A: Well it is the same than $\displaystyle{\frac{x^2}{x}}$. 
Is it a $\frac 00$ limit or do we use algebra to simplify this to $x$ and say it is going to $0$ ?
In fact you can manipulate any expression to make it undefined if you want. But we make a postulate that for a function $f$ if after algebric manipulations the new function $\tilde f$ is well defined then we can extend $f$ by continuity to $\tilde f$.
In general we do not detail all of these considerations, we just assume the extension with the maximum domain fo definition.
In our case, we have 
$\begin{cases} 
\text{on }A=\{x\ge 0,\ y\ge 0,\ x\neq y\} & f(x,y)=\frac{x-y}{\sqrt x-\sqrt y} \\
\text{on }\bar A=\{x\ge 0,\ y\ge 0\} & \tilde f(x,y)=\sqrt x+\sqrt y
\end{cases}$
It is easy to see that :


*

*$f$ is continuous on $A$ as a composition of continuous functions

*$\tilde f$ is well defined and continuous on $\bar A$

*the restriction to $A$ of $f$ is $\tilde f:\qquad f_{/A}=\tilde f$


So we generally choose to work with $\tilde f$ defined on $\bar A$ instead of $f$ defined on $A$, so as to get rid of the somehow artificial singularity when $x=y$.

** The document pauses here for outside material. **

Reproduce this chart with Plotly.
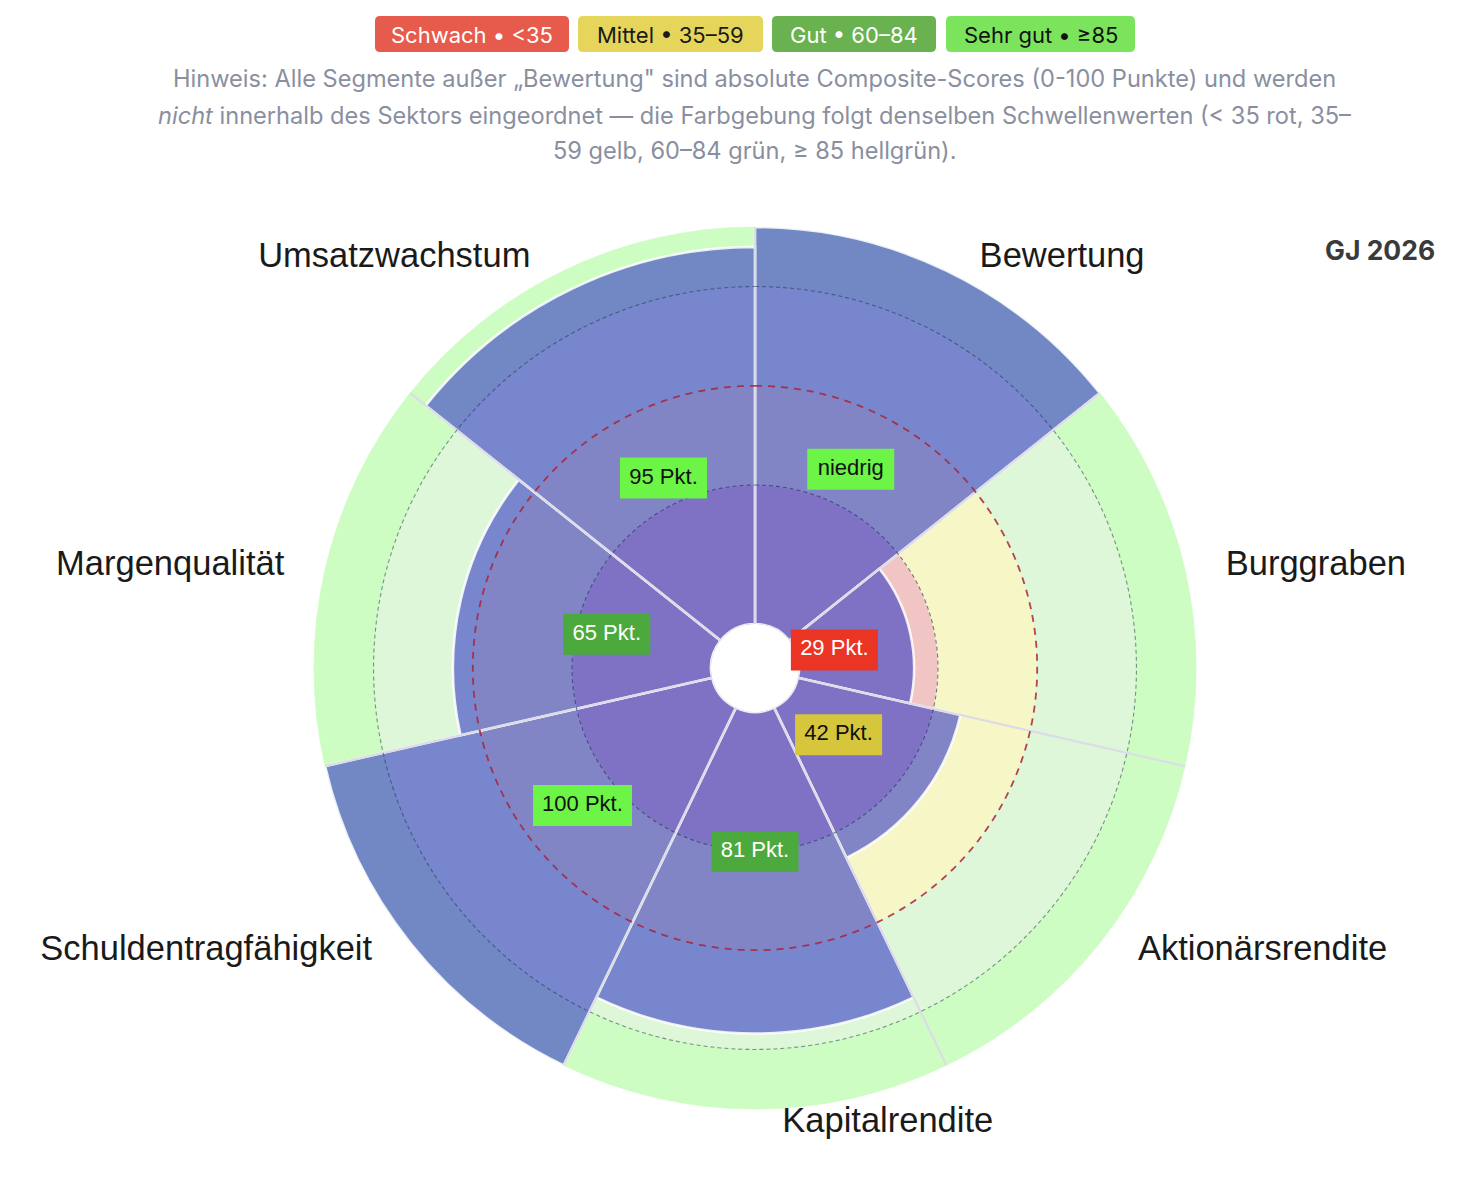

Now for the original question : $\tilde f(0,0)=0$ so the limit for $f$ does exists and we can choose to extend $f$ by continuity in this point by setting $f(0,0)=0$.



Edit: 
A little more into details about extending by continuity.
The theorem says : if a function $f$ is cauchy-continuous on a domain $A$ then it can be extended in a unique way to a function $\tilde f$ continuous on $\bar A$

For a Cauchy sequence in $A$ we have $f(x_n,y_n)=\tilde f(x_n,y_n)=\sqrt{x_n}+\sqrt{y_n}$ which is still cauchy according to the post forward for $x_n\ge 1$ and $y_n\ge 1$ : $\sqrt{a_n}$ is also cauchy if $a_n\ge 1$ is cauchy
For $[0,1]\times[0,1]$ this is not an issue either since this is a compact on which $\tilde f$ is continuous.
Finally the two remaining bands are out of interest, since $f=\tilde f$ already on these.
Thus $f$ is continuously extentable to $\bar A$ by $\tilde f$.

So it does not matter that it is a single point $x=0$ like in the case $\frac{x^2}{x}$ or a line $x=y$ like in the case of $f(x)$, what's matter is that in the restricted domain of definition the function is Cauchy-continuous (given that $(\mathbb R,|\cdot|)$ is complete, we can always conclude positively that the extension is sound).

Also a Cauchy sequence being bounded (let say inside a compact $K$), what's really important is not the behaviour at infinity but the continuity of the extension near the singularity. We want $\tilde f$ simply continuous over $\bar A\cap K$. ($\tilde f$ is then continuous over a compact, thus uniformly continuous, thus cauchy continuous). It is more constraining than just simple continuity of $f$ over $A$.

For instance the counter example given by Hanul Jeon is the above mentionned post, does not work because $f(x)=1/x,\ a_n=1/n$ then $\tilde f$ would not be continuous in $0$ no matter which value you assign to $\tilde f(0)$.